— А, пожалуй, — продолжал он, прислал бы он с маленьким мальчиком записочку и написал бы в ней карандашиком: так и так, мол, милый папаша. И вас я люблю, и дочь вашу, Катюшу, паче спасения жизни моей люблю, но так и так, папаша. Сегодня я шел по улице и видел, как неизвестного звания человек бил вас по физиономии вашей, и вы терпели, и люди, стоящие округою, смеялись и поносились над вами. И если я, милый папаша, перед господом и творцом отдал бы вашей нежно любящей дочери свою благородную руку и сердце, то товарищи не потерпели бы меня в своем кругу, так как родитель возлюбленной жены моей был бит на улице, при всех, человеком звания неизвестного. Как вы думаете, господин пассажир, — поднимая голос, спрашивал Пыпов, — не заплачет дочь моя невинная от такого удара? И не заплачу ли я сам, старый, раненый человек? А за что же вы меня ударили? Разве я вас не просил? Разве я вас не умолял? Разве, ты думаешь, мне с тобой, прохвостом, возиться — удовольствие большое? Разве я не подневольный человек? А? Тебя спрашиваю или нет?

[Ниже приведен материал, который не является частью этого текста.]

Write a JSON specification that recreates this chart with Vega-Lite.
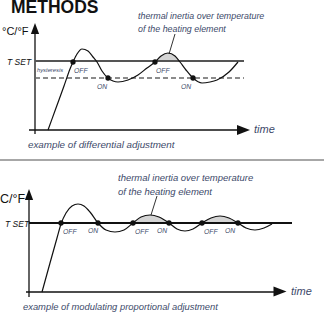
{
  "$schema": "https://vega.github.io/schema/vega-lite/v6.json",
  "width": 324,
  "height": 324,
  "padding": 0,
  "autosize": {"type": "none"},
  "background": "white",
  "config": {"view": {"stroke": null}},
  "encoding": {
    "x": {"field": "x", "type": "quantitative", "axis": null, "scale": {"domain": [0, 324], "nice": false, "zero": false}},
    "y": {"field": "y", "type": "quantitative", "axis": null, "scale": {"domain": [0, 324], "nice": false, "zero": false, "reverse": true}}
  },
  "layer": [
    {
      "data": {"values": [
        {"g": "a", "x": 155, "y": 62, "b": 61}, {"g": "a", "x": 161, "y": 56, "b": 61}, {"g": "a", "x": 168, "y": 53, "b": 61}, {"g": "a", "x": 175, "y": 56, "b": 61}, {"g": "a", "x": 180, "y": 61, "b": 61},
        {"g": "b", "x": 133, "y": 223, "b": 223}, {"g": "b", "x": 141, "y": 217, "b": 223}, {"g": "b", "x": 150, "y": 215, "b": 223}, {"g": "b", "x": 159, "y": 217, "b": 223}, {"g": "b", "x": 169, "y": 223, "b": 223},
        {"g": "c", "x": 202, "y": 223, "b": 223}, {"g": "c", "x": 211, "y": 218, "b": 223}, {"g": "c", "x": 220, "y": 216, "b": 223}, {"g": "c", "x": 229, "y": 218, "b": 223}, {"g": "c", "x": 238, "y": 223, "b": 223}
      ]},
      "mark": {"type": "area", "interpolate": "monotone", "color": "#d4d4d4"},
      "encoding": {"y2": {"field": "b"}, "detail": {"field": "g"}}
    },
    {
      "data": {"values": [
        {"x": 35, "y": 134, "x2": 35, "y2": 30}, {"x": 29, "y": 130, "x2": 240, "y2": 130},
        {"x": 29, "y": 297, "x2": 29, "y2": 196}, {"x": 26, "y": 292, "x2": 278, "y2": 292}
      ]},
      "mark": {"type": "rule", "color": "#111", "strokeWidth": 1.3},
      "encoding": {"x2": {"field": "x2"}, "y2": {"field": "y2"}}
    },
    {
      "data": {"values": [{"x": 35, "y": 61, "x2": 244, "y2": 61}]},
      "mark": {"type": "rule", "color": "#555", "strokeWidth": 1.8},
      "encoding": {"x2": {"field": "x2"}, "y2": {"field": "y2"}}
    },
    {
      "data": {"values": [{"x": 29, "y": 223, "x2": 292, "y2": 223}]},
      "mark": {"type": "rule", "color": "#111", "strokeWidth": 2},
      "encoding": {"x2": {"field": "x2"}, "y2": {"field": "y2"}}
    },
    {
      "data": {"values": [{"x": 35, "y": 78, "x2": 244, "y2": 78}]},
      "mark": {"type": "rule", "color": "#666", "strokeWidth": 1.3, "strokeDash": [5, 3]},
      "encoding": {"x2": {"field": "x2"}, "y2": {"field": "y2"}}
    },
    {
      "data": {"values": [{"x": 0, "y": 160, "x2": 324, "y2": 160}]},
      "mark": {"type": "rule", "color": "#8a8a8a", "strokeWidth": 1.3},
      "encoding": {"x2": {"field": "x2"}, "y2": {"field": "y2"}}
    },
    {
      "data": {"values": [{"x": 175, "y": 34, "x2": 169, "y2": 54}, {"x": 157, "y": 196, "x2": 151, "y2": 215}]},
      "mark": {"type": "rule", "color": "#333", "strokeWidth": 1},
      "encoding": {"x2": {"field": "x2"}, "y2": {"field": "y2"}}
    },
    {
      "data": {"values": [
        {"g": "t", "x": 48, "y": 130}, {"g": "t", "x": 56, "y": 108}, {"g": "t", "x": 64, "y": 86}, {"g": "t", "x": 70, "y": 69}, {"g": "t", "x": 73, "y": 62}, {"g": "t", "x": 77, "y": 54}, {"g": "t", "x": 82, "y": 49}, {"g": "t", "x": 88, "y": 51}, {"g": "t", "x": 93, "y": 57}, {"g": "t", "x": 97, "y": 62}, {"g": "t", "x": 102, "y": 71}, {"g": "t", "x": 108, "y": 78}, {"g": "t", "x": 113, "y": 81}, {"g": "t", "x": 118, "y": 82}, {"g": "t", "x": 128, "y": 80}, {"g": "t", "x": 138, "y": 75}, {"g": "t", "x": 147, "y": 68}, {"g": "t", "x": 155, "y": 62}, {"g": "t", "x": 161, "y": 56}, {"g": "t", "x": 168, "y": 53}, {"g": "t", "x": 175, "y": 56}, {"g": "t", "x": 180, "y": 62}, {"g": "t", "x": 186, "y": 70}, {"g": "t", "x": 193, "y": 78}, {"g": "t", "x": 202, "y": 83}, {"g": "t", "x": 210, "y": 82}, {"g": "t", "x": 217, "y": 80}, {"g": "t", "x": 229, "y": 72}, {"g": "t", "x": 238, "y": 62},
        {"g": "b", "x": 42, "y": 292}, {"g": "b", "x": 50, "y": 263}, {"g": "b", "x": 57, "y": 238}, {"g": "b", "x": 61, "y": 224}, {"g": "b", "x": 66, "y": 213}, {"g": "b", "x": 72, "y": 206}, {"g": "b", "x": 78, "y": 204}, {"g": "b", "x": 84, "y": 206}, {"g": "b", "x": 90, "y": 212}, {"g": "b", "x": 98, "y": 223}, {"g": "b", "x": 106, "y": 230}, {"g": "b", "x": 115, "y": 232}, {"g": "b", "x": 124, "y": 230}, {"g": "b", "x": 133, "y": 223}, {"g": "b", "x": 141, "y": 217}, {"g": "b", "x": 150, "y": 215}, {"g": "b", "x": 159, "y": 217}, {"g": "b", "x": 169, "y": 223}, {"g": "b", "x": 177, "y": 229}, {"g": "b", "x": 185, "y": 231}, {"g": "b", "x": 193, "y": 229}, {"g": "b", "x": 202, "y": 223}, {"g": "b", "x": 211, "y": 218}, {"g": "b", "x": 220, "y": 216}, {"g": "b", "x": 229, "y": 218}, {"g": "b", "x": 238, "y": 223}, {"g": "b", "x": 246, "y": 228}, {"g": "b", "x": 255, "y": 230}, {"g": "b", "x": 264, "y": 228}, {"g": "b", "x": 272, "y": 224}
      ]},
      "mark": {"type": "line", "interpolate": "monotone", "color": "#111", "strokeWidth": 1.2},
      "encoding": {"detail": {"field": "g"}}
    },
    {
      "data": {"values": [
        {"x": 73, "y": 62}, {"x": 108, "y": 78}, {"x": 155, "y": 62}, {"x": 193, "y": 78},
        {"x": 61, "y": 223}, {"x": 98, "y": 223}, {"x": 133, "y": 223}, {"x": 169, "y": 223}, {"x": 202, "y": 223}, {"x": 238, "y": 223}
      ]},
      "mark": {"type": "point", "shape": "circle", "filled": true, "color": "#111", "size": 28, "opacity": 1}
    },
    {
      "data": {"values": [{"x": 35, "y": 28.5}, {"x": 29, "y": 194.5}]},
      "mark": {"type": "point", "shape": "M0,-1L-0.75,1L0.75,1Z", "filled": true, "color": "#111", "size": 121, "opacity": 1}
    },
    {
      "data": {"values": [{"x": 243.5, "y": 130}, {"x": 280, "y": 291.5}]},
      "mark": {"type": "point", "shape": "M1,0L-1,-0.77L-1,0.77Z", "filled": true, "color": "#111", "size": 169, "opacity": 1}
    },
    {
      "data": {"values": [{"t": "METHODS", "x": 11, "y": 12.5}]},
      "mark": {"type": "text", "font": "Liberation Sans", "fontWeight": "bold", "fontSize": 17.5, "align": "left", "baseline": "alphabetic", "color": "#111"},
      "encoding": {"text": {"field": "t"}}
    },
    {
      "data": {"values": [{"t": "°C/°F", "x": 2, "y": 34.5}]},
      "mark": {"type": "text", "font": "Liberation Sans", "fontSize": 11, "align": "left", "baseline": "alphabetic", "color": "#111"},
      "encoding": {"text": {"field": "t"}}
    },
    {
      "data": {"values": [{"t": "°C/°F", "x": -5, "y": 203}]},
      "mark": {"type": "text", "font": "Liberation Sans", "fontSize": 12.5, "align": "left", "baseline": "alphabetic", "color": "#111"},
      "encoding": {"text": {"field": "t"}}
    },
    {
      "data": {"values": [{"t": "T SET", "x": 7, "y": 61.5}, {"t": "T SET", "x": 5, "y": 223.5}]},
      "mark": {"type": "text", "font": "Liberation Sans", "fontStyle": "italic", "fontSize": 8.5, "align": "left", "baseline": "middle", "color": "#111"},
      "encoding": {"text": {"field": "t"}}
    },
    {
      "data": {"values": [{"t": "hysteresis", "x": 37, "y": 70}]},
      "mark": {"type": "text", "font": "Liberation Sans", "fontStyle": "italic", "fontSize": 5.8, "align": "left", "baseline": "middle", "color": "#3d4a6a"},
      "encoding": {"text": {"field": "t"}}
    },
    {
      "data": {"values": [
        {"t": "OFF", "x": 74, "y": 72.5}, {"t": "ON", "x": 97, "y": 89}, {"t": "OFF", "x": 156, "y": 72.5}, {"t": "ON", "x": 181, "y": 89},
        {"t": "OFF", "x": 63, "y": 234}, {"t": "ON", "x": 88, "y": 233}, {"t": "OFF", "x": 135, "y": 234}, {"t": "ON", "x": 157, "y": 233}, {"t": "OFF", "x": 204, "y": 234}, {"t": "ON", "x": 225, "y": 233}
      ]},
      "mark": {"type": "text", "font": "Liberation Sans", "fontStyle": "italic", "fontSize": 6.8, "align": "left", "baseline": "alphabetic", "color": "#3d4a6a"},
      "encoding": {"text": {"field": "t"}}
    },
    {
      "data": {"values": [{"t": "time", "x": 254, "y": 130}, {"t": "time", "x": 291, "y": 292}]},
      "mark": {"type": "text", "font": "Liberation Sans", "fontStyle": "italic", "fontSize": 11, "align": "left", "baseline": "middle", "color": "#3d4a6a"},
      "encoding": {"text": {"field": "t"}}
    },
    {
      "data": {"values": [{"t": "example of differential adjustment", "x": 28, "y": 145}]},
      "mark": {"type": "text", "font": "Liberation Sans", "fontStyle": "italic", "fontSize": 9.8, "align": "left", "baseline": "middle", "color": "#3d4a6a"},
      "encoding": {"text": {"field": "t"}}
    },
    {
      "data": {"values": [{"t": "example of modulating proportional adjustment", "x": 23, "y": 307}]},
      "mark": {"type": "text", "font": "Liberation Sans", "fontStyle": "italic", "fontSize": 9.4, "align": "left", "baseline": "middle", "color": "#3d4a6a"},
      "encoding": {"text": {"field": "t"}}
    },
    {
      "data": {"values": [{"t": "thermal inertia over temperature", "x": 138, "y": 16}, {"t": "of the heating element", "x": 138, "y": 29}]},
      "mark": {"type": "text", "font": "Liberation Sans", "fontStyle": "italic", "fontSize": 8.9, "align": "left", "baseline": "middle", "color": "#3d4a6a"},
      "encoding": {"text": {"field": "t"}}
    },
    {
      "data": {"values": [{"t": "thermal inertia over temperature", "x": 118, "y": 178}, {"t": "of the heating element", "x": 118, "y": 192}]},
      "mark": {"type": "text", "font": "Liberation Sans", "fontStyle": "italic", "fontSize": 9.5, "align": "left", "baseline": "middle", "color": "#3d4a6a"},
      "encoding": {"text": {"field": "t"}}
    }
  ]
}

И Пыпов все больше и ближе надвигается на человека. Но это еще не все. Еще не совсем разгорелась душа. Пыпов сдерживает себя и долго, плавно, заученными словами говорит о сыне, студенте третьего университета, говорит о том, как профессора пишут ему письма, если он уезжает на каникулы домой. От сына Пыпов переходил к белому генералу, который со слезами на глазах целовал его при всем войске, называл спасителем родины и храбрейшим солдатом, показывал раны и уже начинал испытывать приступы нужного бешенства.
— И ты — такая, можно сказать, стерва, — уже шипел он, — грызь паршивая, осмелилась ругать меня? Осмелилась руку свою поганую поднять? На улице? При людях?
Пыпов медленно, отставивши сжатые кулаки назад, наступал на человека и потом вдруг, когда кровь, так долго волновавшаяся, закипала, начинала ходить тепло и весело, и пальцы уже судорожно, до боли впивались в ладонь, Пыпов размахивался, приноравливал силу по особому «исаевскому рецепту», — и первый удар приходился по лицу, и падал переставший дышать от страха человек на землю, раздавался странный, короткий звук.
— Хрк…
Пыпов наваливался на темную тушу, подминал ее под себя и начинал бить. Бил он жестоко, но умно и осторожно: после его боя на теле не оставалось следов, и доктора не выдавали медицинских свидетельств, но случалось, что человек выходил из полиции, хирел, ходил, как горбатый, согнувшись, и потом, месяца через три, умирал, кашляя кровью.
Когда туша переставала взмахивать руками и замолкала, Пыпов приходил в себя, поднимался, тяжело дыша, с пола, оправлял на себе сюртук, приглаживал дрожащими руками волосы по обеим сторонам головы, выходил из камеры, снова запирал ее на ключ и говорил сам себе: — Побаловался.
Потом шел в казармы, принимал на воде тридцать три капли из коричневого пузырька, ложился на кровать и снова уже не мог прогнать дум о девушке-дочери, глаза которой похожи на цветы, о зяте, благородном полковнике, о сыне-студенте в толстых золотых очках; думал о чистом маленьком домике, с крашеными полами, с изразцовой печкой, с висячей лампой, с горящими лампадами в святых углах, с благословенным хлебом после всенощной под годовой праздник, — думал, и становилось ему жаль самого себя, жаль жизни, которая у него не сложилась, как у хороших людей. Нужно было кого-то ругать, кого-то упрекать, и прежде всего самого себя, — и Пыпов, ощущая на лице теплые солоноватые капли, толкал в подушку опять судорожно сжавшимся кулаком и, стиснув зубы, приговаривал за каждым ударом:
— Хам ты, холуй, мурло, селедка несчастная, фараон бесштанный! Так тебе и надо!
Запивал он редко, с каждым годом все реже и реже: на рождество, на пасху, в осеннюю ярмарку. Когда же напивался, когда красным, как свекла, делалось лицо, когда в туманную голову лезли воспоминания, Пыпов загибал палец за пальцем и говорил:
— Зайцева убил. Учителя Емельянова убил. Поляка Пташицкого, псякрю, убил. По закону убивал. По правде. Следовало их, иуд, прохвостов! И на страшном суде, перед господом богом, за эту паршь отвечать не буду. А хорошего человека, — и Пыпов высоко поднимал не разгибающийся прямо палец, — никогда в жизни своей ногтем не тронул. И не позволю! И не позволю!